(EXERCISE GOAL) Extract, in full, the lines below, beginning at the first and ending with the line that contains "(title) at (10,45)". Pictures do not belong in the copy.
— start of DATA PROVIDED —
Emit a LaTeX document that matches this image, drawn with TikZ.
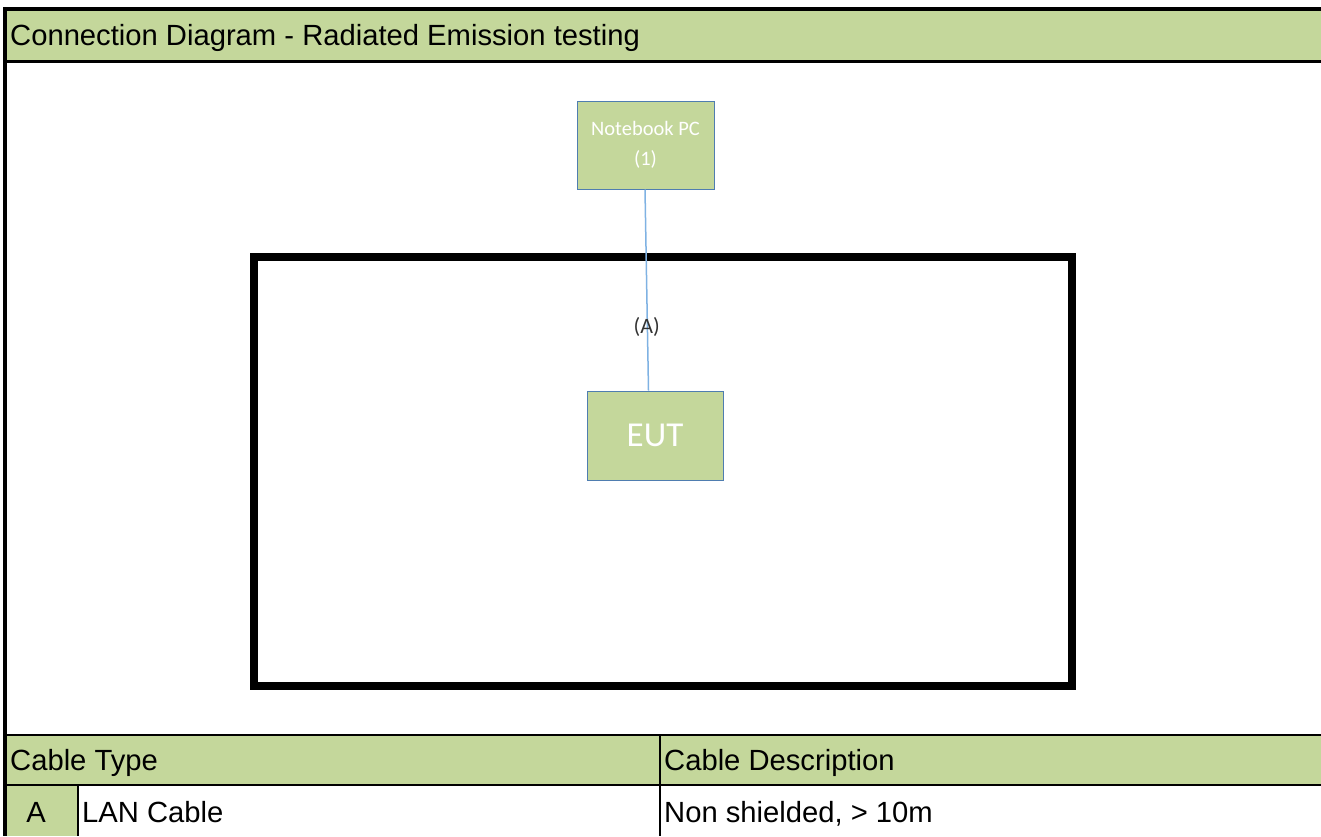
\documentclass[tikz,border=0pt]{standalone}
\usepackage{fontspec}
\setmainfont{Liberation Sans}
\newfontfamily\calibri{Carlito}
\usetikzlibrary{positioning}

\definecolor{cellgreen}{HTML}{C4D79B}
\definecolor{boxedge}{HTML}{4F7DB0}
\definecolor{cableblue}{HTML}{7FB2E3}

\begin{document}
\begin{tikzpicture}[
    x=1pt, y=-1pt,
    cell/.style={
        rectangle,
        fill=cellgreen,
        inner sep=0pt,
        anchor=north west
    },
    celltext/.style={
        anchor=base west,
        inner sep=0pt,
        font=\fontsize{29.2}{34}\selectfont
    },
    device/.style={
        rectangle,
        draw=boxedge,
        line width=1pt,
        fill=cellgreen,
        text=white,
        align=center,
        inner sep=0pt
    },
    rule/.style={
        draw=black,
        line width=#1
    }
]
\useasboundingbox (0,0) rectangle (1321,836);

% --- Title band ---
\node[cell, minimum width=1316pt, minimum height=52pt] (title_band) at (5,9) {};
\node[celltext] (title) at (10,45) {Connection Diagram - Radiated Emission testing};

% --- Test set-up ---
\node[draw, line width=7.5pt, minimum width=818pt, minimum height=429pt, inner sep=0pt] (chamber) at (663,471.5) {};

\node[device, minimum width=137pt, minimum height=88pt, font=\calibri\fontsize{20.5}{30}\selectfont] (notebook) at (645.5,145) {Notebook PC\\(1)};
\node[device, minimum width=136pt, minimum height=89pt, font=\calibri\fontsize{35}{40}\selectfont] (eut) at (655,435.5) {EUT};

\draw[cableblue, line width=1.5pt] ([xshift=-0.5pt]notebook.south) -- ([xshift=-6.5pt]eut.north);
\node[font=\calibri\fontsize{22}{26}\selectfont, text=black!80, inner sep=0pt] (cable_a) at (646.7,327) {(A)};

% --- Cable table ---
\node[cell, minimum width=1316pt, minimum height=50pt] (head_band) at (5,735) {};
\node[cell, minimum width=72.5pt, minimum height=51pt] (key_cell) at (5,785) {};

\node[celltext] (type_head) at (10,770) {Cable Type};
\node[celltext] (desc_head) at (664,770) {Cable Description};
\node[anchor=base, inner sep=0pt, font=\fontsize{29.2}{34}\selectfont] (key_a) at (36,822.5) {A};
\node[celltext] (type_a) at (82,822.5) {LAN Cable};
\node[celltext] (desc_a) at (664,822.5) {Non shielded, > 10m};

% --- Rules ---
\draw[rule=4pt] (3.3,9) -- (title_band.north east);
\draw[rule=2.5pt] (title_band.south west) -- (title_band.south east);
\draw[rule=2pt] (head_band.north west) -- (head_band.north east);
\draw[rule=2pt] (head_band.south west) -- (head_band.south east);
\draw[rule=2pt] (660,735) -- (660,836);
\draw[rule=2pt] (key_cell.north east) -- (key_cell.south east);
\draw[rule=4pt] (5.3,7) -- (5.3,836);

\end{tikzpicture}
\end{document}
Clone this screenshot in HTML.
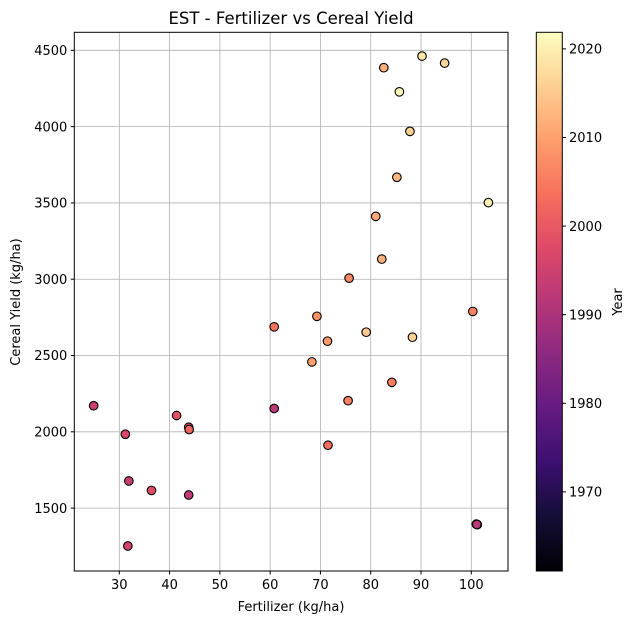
<!DOCTYPE html>
<html><head><meta charset="utf-8"><style>
body{margin:0;background:#fff;}
svg{display:block;font-family:"DejaVu Sans","Liberation Sans",sans-serif;}
</style></head><body>
<svg id="chart" width="637" height="624" viewBox="0 0 637 624" xmlns="http://www.w3.org/2000/svg">
<defs>
<linearGradient id="magma" x1="0" y1="1" x2="0" y2="0">
<stop offset="0" stop-color="#000004"/><stop offset="0.1" stop-color="#140e36"/><stop offset="0.2" stop-color="#3b0f70"/><stop offset="0.3" stop-color="#641a80"/><stop offset="0.4" stop-color="#8c2981"/><stop offset="0.5" stop-color="#b73779"/><stop offset="0.6" stop-color="#de4968"/><stop offset="0.7" stop-color="#f7705c"/><stop offset="0.8" stop-color="#fe9f6d"/><stop offset="0.9" stop-color="#fecf92"/><stop offset="1" stop-color="#fcfdbf"/>
</linearGradient>
</defs>
<g id="grid"></g>
<g id="points"></g>
<rect x="74.3" y="32.3" width="433.7" height="538.7" fill="none" stroke="#000" stroke-width="1"/>
<g id="axes"></g>
<text x="291" y="24" font-size="16.5" text-anchor="middle">EST - Fertilizer vs Cereal Yield</text>
<text x="291" y="611" font-size="13" text-anchor="middle">Fertilizer (kg/ha)</text>
<text x="20" y="302" font-size="13" text-anchor="middle" transform="rotate(-90 20 302)">Cereal Yield (kg/ha)</text>
<rect x="536.3" y="32.3" width="26" height="538.7" fill="url(#magma)" stroke="#000" stroke-width="1"/>
<g id="cbar"></g>
<text x="622" y="302" font-size="13" text-anchor="middle" transform="rotate(-90 622 302)">Year</text>
</svg>
<script>
const fert = [82.6,90.2,94.7,85.7,87.8,85.2,103.4,81.0,82.2,75.7,100.3,69.3,60.8,79.1,88.3,71.4,68.3,84.2,75.5,24.9,60.8,41.4,43.8,43.9,31.2,71.5,31.9,36.4,43.8,101.0,101.2,101.1,31.7];
const yieldV = [4386,4462,4416,4228,3969,3668,3502,3412,3132,3007,2789,2757,2688,2653,2620,2594,2458,2324,2204,2171,2153,2107,2030,2015,1984,1912,1678,1616,1586,1395,1392,1393,1252];
const years = [2012,2019,2017,2021,2016,2013,2020,2011,2012,2007,2006,2008,2004,2015,2016,2009,2010,2005,2006,1995,1992,1999,1997,2002,1997,2003,1994,1998,1993,1990,1991,1992,1996];
const xTicks = [30,40,50,60,70,80,90,100];
const yTicks = [1500,2000,2500,3000,3500,4000,4500];
const cTicks = [1970,1980,1990,2000,2010,2020];
const X0=74.3,X1=508,Y0=571,Y1=32.3;
const xmin=21.05,xmax=107.3,ymin=1088,ymax=4618,cmin=1961.07,cmax=2021.87;
const sx=v=>X0+(v-xmin)/(xmax-xmin)*(X1-X0);
const sy=v=>Y0-(v-ymin)/(ymax-ymin)*(Y0-Y1);
const sc=v=>Y0-(v-cmin)/(cmax-cmin)*(Y0-Y1);
const stops=[[0,0,4],[20,14,54],[59,15,112],[100,26,128],[140,41,129],[183,55,121],[222,73,104],[247,112,92],[254,159,109],[254,207,146],[252,253,191]];
function magma(t){t=Math.max(0,Math.min(1,t))*10;const i=Math.min(9,Math.floor(t)),f=t-i;const a=stops[i],b=stops[i+1];return `rgb(${a.map((v,k)=>Math.round(v+(b[k]-v)*f)).join(',')})`;}
const NS='http://www.w3.org/2000/svg';
function mk(tag,attrs,parent,txt){const e=document.createElementNS(NS,tag);for(const k in attrs)e.setAttribute(k,attrs[k]);if(txt!==undefined)e.textContent=txt;parent.appendChild(e);return e;}
const grid=document.getElementById('grid'),axes=document.getElementById('axes'),pts=document.getElementById('points'),cb=document.getElementById('cbar');
xTicks.forEach(v=>{const x=sx(v);
 const g=mk('line',{x1:x,x2:x,y1:Y1,y2:Y0,stroke:'#b0b0b0','stroke-width':0.8},grid);
 
 
 const t=mk('line',{x1:x,x2:x,y1:Y0,y2:Y0+3.5,stroke:'#000'},axes);
 
 
 const l=mk('text',{x:x,y:Y0+18,'font-size':13,'text-anchor':'middle'},axes,v);
 
 });
yTicks.forEach(v=>{const y=sy(v);
 const g=mk('line',{x1:X0,x2:X1,y1:y,y2:y,stroke:'#b0b0b0','stroke-width':0.8},grid);
 
 
 const t=mk('line',{x1:X0-3.5,x2:X0,y1:y,y2:y,stroke:'#000'},axes);
 
 
 const l=mk('text',{x:X0-7,y:y+4.7,'font-size':13,'text-anchor':'end'},axes,v);
 
 });
cTicks.forEach(v=>{const y=sc(v);
 const t=mk('line',{x1:562.3,x2:566,y1:y,y2:y,stroke:'#000'},cb);
 
 
 const l=mk('text',{x:569,y:y+4.7,'font-size':13},cb,v);
 
 });
fert.forEach((f,i)=>{
 const c=mk('circle',{cx:sx(f),cy:sy(yieldV[i]),r:4.3,fill:magma((years[i]-cmin)/(cmax-cmin)),stroke:'#000','stroke-width':1.1},pts);
 
 });
</script>
</body></html>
— end of DATA PROVIDED —
(SOLUTION TO THE PROBLEM)
Emit a LaTeX document that matches this image, drawn with TikZ.
\documentclass[tikz,border=0pt]{standalone}
\usepackage{fontspec}
\setmainfont{Liberation Sans}
\newfontfamily\calibri{Carlito}
\usetikzlibrary{positioning}

\definecolor{cellgreen}{HTML}{C4D79B}
\definecolor{boxedge}{HTML}{4F7DB0}
\definecolor{cableblue}{HTML}{7FB2E3}

\begin{document}
\begin{tikzpicture}[
    x=1pt, y=-1pt,
    cell/.style={
        rectangle,
        fill=cellgreen,
        inner sep=0pt,
        anchor=north west
    },
    celltext/.style={
        anchor=base west,
        inner sep=0pt,
        font=\fontsize{29.2}{34}\selectfont
    },
    device/.style={
        rectangle,
        draw=boxedge,
        line width=1pt,
        fill=cellgreen,
        text=white,
        align=center,
        inner sep=0pt
    },
    rule/.style={
        draw=black,
        line width=#1
    }
]
\useasboundingbox (0,0) rectangle (1321,836);

% --- Title band ---
\node[cell, minimum width=1316pt, minimum height=52pt] (title_band) at (5,9) {};
\node[celltext] (title) at (10,45) {Connection Diagram - Radiated Emission testing};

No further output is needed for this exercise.